Reprinted from The Blood Type Diet Website (www.dadamo.com)

Almond Milk

Description:

I have searched the stores for milks, such as almond milks, soy milks, and rice milks that do not have additives such as carrageenan and other ingredients that should be avoided.I have found that after I pulverize the nuts, if I leave the pulverized nuts in the milk while in the refrigerator, it adds to the taste. I can strain it later. I don't mind the nut pulp in a smoothie.
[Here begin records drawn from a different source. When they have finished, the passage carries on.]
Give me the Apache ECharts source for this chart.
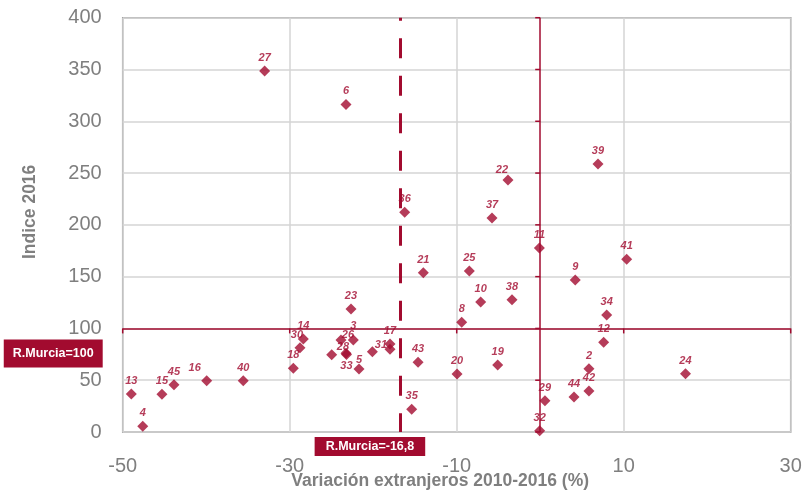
<!DOCTYPE html>
<html>
<head>
<meta charset="utf-8">
<script src="https://cdn.jsdelivr.net/npm/echarts@6/dist/echarts.min.js"></script>
<style>
html,body{margin:0;padding:0;background:#fff;}
#chart{width:804px;height:492px;}
</style>
</head>
<body>
<div id="chart"></div>
<script>
// ---- data ----
const pointNames = ['2','3','4','5','6','8','9','10','11','12','13','14','15','16','17','18','19','20','21','22','23','24','25','26','27','28','29','30','31','32','33','34','35','36','37','38','39','40','41','42','43','44','45','',''];
const variacion = [5.84,-22.38,-47.6,-21.7,-23.26,-9.4,4.2,-7.13,-0.1,7.6,-48.97,-28.37,-45.3,-39.94,-17.99,-29.57,-5.09,-9.96,-14.0,-3.86,-22.66,17.4,-8.49,-23.86,-33.0,-23.26,0.57,-28.77,-17.99,-0.06,-23.2,7.96,-15.39,-16.23,-5.77,-3.38,6.92,-35.56,10.36,5.84,-14.63,4.05,-43.86,-24.97,-20.1];
const indice = [61.1,88.8,5.5,60.8,316.3,105.9,146.7,125.5,177.6,86.6,36.7,89.8,36.4,49.5,84.9,61.5,64.7,56.0,153.8,243.2,118.7,56.3,155.4,88.8,348.5,76.0,30.2,81.4,79.8,1.3,74.8,112.9,21.9,212.1,206.6,127.7,258.7,49.5,166.7,39.6,67.3,33.8,45.7,74.6,77.5];
const murciaIndice = 100;
const murciaVariacion = -16.8;
const xTickLabels = ['-50','-30','-10','10','30'];
const yTickLabels = ['0','50','100','150','200','250','300','350','400'];

// ---- styles ----
const RED = '#A20B2F';
const GRAY_TXT = '#7F7F7F';
const FONT = '"Liberation Sans", Arial, sans-serif';
const labelTweaks = {
  '26': {offset:[7,8]},
  '3': {offset:[0,-1]},
  '28': {offset:[-3,7]},
  '33': {position:'bottom', distance:0},
  '5': {offset:[0,4]},
  '31': {offset:[-9,9]},
  '16': {offset:[-12,0]},
  '30': {offset:[-3,0]},
  '22': {offset:[-6,3]}
};

const xMin = Number(xTickLabels[0]), xMax = Number(xTickLabels[xTickLabels.length-1]);
const xStep = Number(xTickLabels[1]) - Number(xTickLabels[0]);
const yMin = Number(yTickLabels[0]), yMax = Number(yTickLabels[yTickLabels.length-1]);
const yStep = Number(yTickLabels[1]) - Number(yTickLabels[0]);

const scatterData = pointNames.map((n,i)=>{
  const item = {name:n, value:[variacion[i], indice[i]]};
  if (labelTweaks[n]) item.label = labelTweaks[n];
  return item;
});

const tickData = [];
yTickLabels.forEach(v=>tickData.push([0, Number(v), 0]));
xTickLabels.forEach(v=>tickData.push([Number(v), murciaIndice, 1]));

const chart = echarts.init(document.getElementById('chart'), null, {renderer:'canvas'});
chart.setOption({
  animation:false,
  backgroundColor:'#fff',
  textStyle:{fontFamily:FONT},
  grid:{left:122.7, right:13.3, top:17.7, bottom:60, containLabel:false, outerBoundsMode:'none',
        show:true, borderColor:'#8A8A8A', borderWidth:1.5, backgroundColor:'transparent'},
  xAxis:{
    type:'value', min:xMin, max:xMax, interval:xStep,
    axisLine:{show:false}, axisTick:{show:false},
    axisLabel:{color:GRAY_TXT, fontSize:20, margin:24, fontFamily:FONT, formatter:v=>String(v)},
    splitLine:{show:true, lineStyle:{color:'#D4D4D4', width:1.5}},
    name:'Variación extranjeros 2010-2016 (%)', nameLocation:'middle', nameGap:40, nameMoveOverlap:false,
    nameTextStyle:{color:GRAY_TXT, fontSize:17.5, fontWeight:'bold', fontFamily:FONT, padding:[0,33,0,0]}
  },
  yAxis:{
    type:'value', min:yMin, max:yMax, interval:yStep,
    axisLine:{show:false}, axisTick:{show:false},
    axisLabel:{color:GRAY_TXT, fontSize:20, margin:21, fontFamily:FONT},
    splitLine:{show:true, lineStyle:{color:'#D4D4D4', width:1.5}},
    name:'Indice 2016', nameLocation:'middle', nameGap:84,
    nameTextStyle:{color:GRAY_TXT, fontSize:17.5, fontWeight:'bold', fontFamily:FONT, padding:[0,0,0,26]}
  },
  series:[
    {
      type:'custom', silent:true, z:3,
      renderItem:function(params, api){
        const p = api.coord([api.value(0), api.value(1)]);
        const t = api.value(2);
        const shape = t === 0 ? {x1:p[0]-5, y1:p[1], x2:p[0], y2:p[1]} : {x1:p[0], y1:p[1], x2:p[0], y2:p[1]+5};
        return {type:'line', shape:shape, style:{stroke:RED, lineWidth:1.5}};
      },
      data:tickData
    },
    {
      type:'scatter', symbol:'diamond', symbolSize:11, z:5,
      itemStyle:{color:RED},
      label:{show:true, position:'top', distance:2, color:RED, fontSize:11, fontWeight:'bold', fontStyle:'italic', fontFamily:FONT, formatter:p=>p.name},
      data:scatterData,
      markLine:{
        silent:true, symbol:['none','none'], animation:false,
        data:[
          [{coord:[xMin, murciaIndice], lineStyle:{color:RED, width:1.5, type:'solid'},
            label:{show:true, position:'start', formatter:'R.Murcia=' + murciaIndice, color:'#fff', fontWeight:'bold', fontSize:12.5, fontFamily:FONT, backgroundColor:RED, padding:[8,9,7,9], distance:20, offset:[0,25]}},
           {coord:[xMax, murciaIndice]}],
          [{coord:[0, yMin], lineStyle:{color:RED, width:1.5, type:'solid'}, label:{show:false}},
           {coord:[0, yMax]}],
          [{coord:[murciaVariacion, yMax], lineStyle:{color:RED, width:3, type:[20,17.5], dashOffset:16.9},
            label:{show:true, position:'end', formatter:'R.Murcia=' + String(murciaVariacion).replace('.', ','), color:'#fff', fontWeight:'bold', fontSize:12.5, fontFamily:FONT, backgroundColor:RED, padding:[3,11,3,11], distance:5, offset:[-30,0]}},
           {coord:[murciaVariacion, yMin]}]
        ]
      }
    }
  ]
});
</script>
</body>
</html>
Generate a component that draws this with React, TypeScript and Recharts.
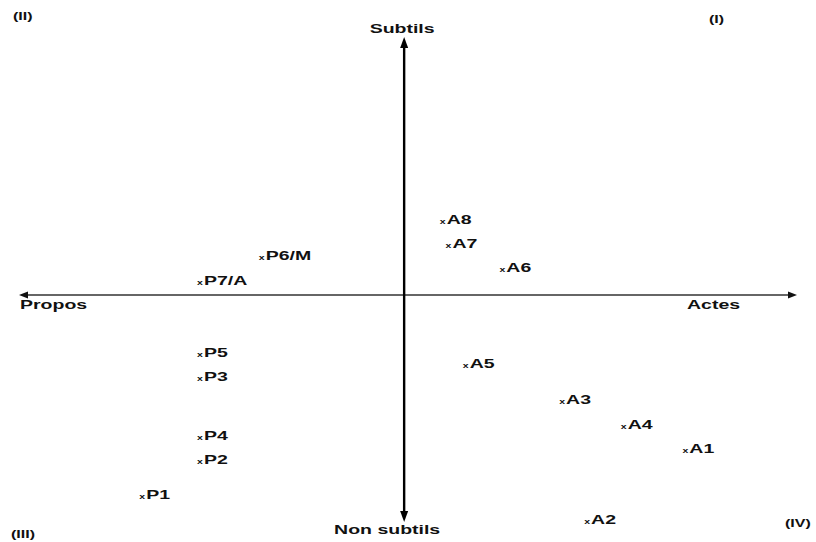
import React from "react";
import { ScatterChart, Scatter, XAxis, YAxis, ReferenceLine } from "recharts";

// point labels and their positions (x: propos -> actes, y: non subtils -> subtils)
const labels = ["A8", "A7", "A6", "P6/M", "P7/A", "P5", "P3", "P4", "P2", "P1", "A5", "A3", "A4", "A1", "A2"];
const xs = [1.0, 1.15, 2.55, -3.7, -5.3, -5.3, -5.3, -5.3, -5.3, -6.8, 1.6, 4.1, 5.7, 7.3, 4.75];
const ys = [2.95, 2.02, 1.09, 1.55, 0.58, -2.21, -3.14, -5.43, -6.36, -7.71, -2.64, -4.03, -5.0, -5.93, -8.68];

const quadrants = ["(I)", "(II)", "(III)", "(IV)"];

const data = labels.map((name, i) => ({ name, x: xs[i], y: ys[i] }));

const FONT = "'Liberation Sans', Arial, sans-serif";

function Wide({ x, y, size = 13, sx = 1.5, anchor = "start", children }: any) {
  return (
    <text
      transform={`translate(${x},${y}) scale(${sx},1)`}
      fontFamily={FONT}
      fontWeight="bold"
      fontSize={size}
      fill="#111"
      textAnchor={anchor}
    >
      {children}
    </text>
  );
}

function PointMark(props: any) {
  const { cx, cy, payload } = props;
  return (
    <g>
      <Wide x={cx} y={cy + 5} size={7} anchor="middle">x</Wide>
      <Wide x={cx + 4} y={cy + 5}>{payload.name}</Wide>
    </g>
  );
}

function VArrow(props: any) {
  const { x1, y1, y2 } = props;
  const top = Math.min(y1, y2);
  const bot = Math.max(y1, y2);
  return (
    <g>
      <line x1={x1} x2={x1} y1={top + 8} y2={bot - 8} stroke="#000" strokeWidth={2.4} />
      <polygon points={`${x1},${top} ${x1 - 4},${top + 11} ${x1 + 4},${top + 11}`} fill="#000" />
      <polygon points={`${x1},${bot} ${x1 - 4},${bot - 11} ${x1 + 4},${bot - 11}`} fill="#000" />
      <Wide x={x1 - 2} y={top - 4} anchor="middle">Subtils</Wide>
      <Wide x={x1 - 17} y={bot + 12} anchor="middle">Non subtils</Wide>
    </g>
  );
}

function HArrow(props: any) {
  const { x1, x2, y1 } = props;
  const left = Math.min(x1, x2);
  const right = Math.max(x1, x2);
  return (
    <g>
      <line x1={left + 6} x2={right - 6} y1={y1} y2={y1} stroke="#333" strokeWidth={1.3} />
      <polygon points={`${left},${y1} ${left + 9},${y1 - 3.5} ${left + 9},${y1 + 3.5}`} fill="#111" />
      <polygon points={`${right},${y1} ${right - 9},${y1 - 3.5} ${right - 9},${y1 + 3.5}`} fill="#111" />
      <Wide x={left + 1} y={y1 + 14}>Propos</Wide>
      <Wide x={right - 110} y={y1 + 14}>Actes</Wide>
    </g>
  );
}

export default function App() {
  return (
    <div style={{ position: "absolute", left: 0, top: 0, width: 816, height: 542, background: "#fff" }}>
      <ScatterChart width={816} height={542} margin={{ top: 37, right: 19, bottom: 20, left: 19 }}>
        <XAxis type="number" dataKey="x" domain={[-10, 10.2]} hide />
        <YAxis type="number" dataKey="y" domain={[-8.8, 10]} hide />
        <ReferenceLine y={0} shape={HArrow} ifOverflow="visible" />
        <ReferenceLine x={0} shape={VArrow} ifOverflow="visible" />
        <Scatter data={data} shape={PointMark} isAnimationActive={false} />
      </ScatterChart>
      <svg width={816} height={542} style={{ position: "absolute", left: 0, top: 0, pointerEvents: "none" }}>
        <Wide x={709} y={23} size={10} sx={1.6}>{quadrants[0]}</Wide>
        <Wide x={13} y={20} size={10} sx={1.6}>{quadrants[1]}</Wide>
        <Wide x={11} y={538} size={10} sx={1.6}>{quadrants[2]}</Wide>
        <Wide x={785} y={527} size={10} sx={1.6}>{quadrants[3]}</Wide>
      </svg>
    </div>
  );
}
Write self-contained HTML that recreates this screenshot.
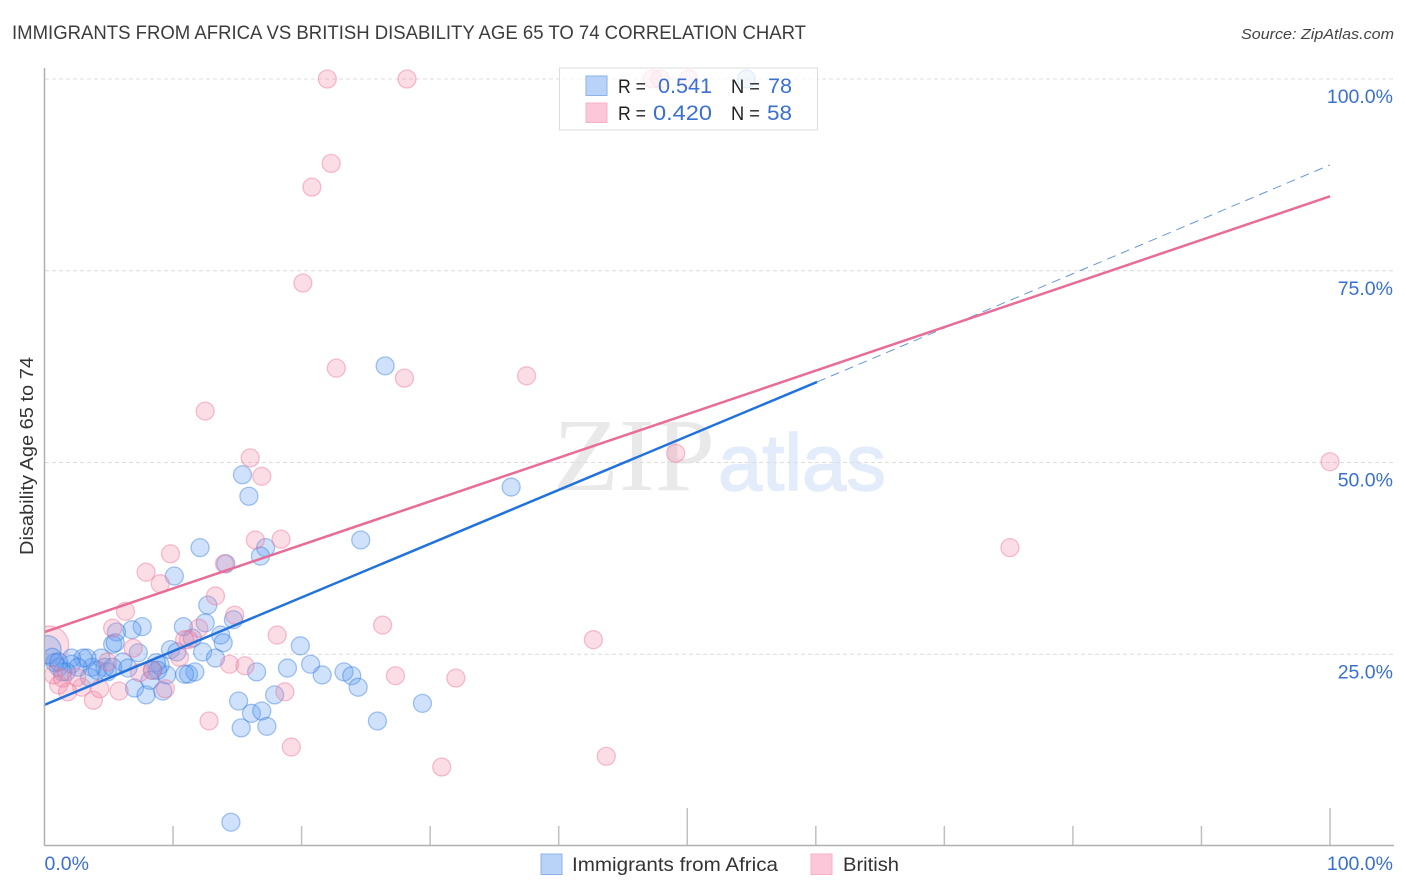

Gratefully, reprinted with permission from 'Ayurvedic Cooking for Westerners' by Amadea Morningstar, Lotus Press, PO Box 325, Twin Lakes, WI 53181. 1995 All Rights Reserved.

Ingredients:
  • 3 Tbsps. raw almonds, organic preferred
  • 2 c pure water
  • Sweetener (optional)
How to make it:
  1. Bring the water to a boil
  2. Remove it from the heat, allow it to cool slightly.
  3. Pour it over the almonds
  4. Let the almonds soak at least 15 minutes, or preferably 2-8 hours (I soak mine 8 hours). Soaking them overnight is an easy way to do this.
  5. Rub the peels off the almonds, and put them with the soaking water in the blender. Grind at low speed for a few seconds, then on high speed until smooth. Put through a stainless steel strainer for smoothest consistency.
  6. Sweeten with1 Tbsp. maple syrup (optional)
  7. This can be used as the basis for smoothies, soups, or in baked goods.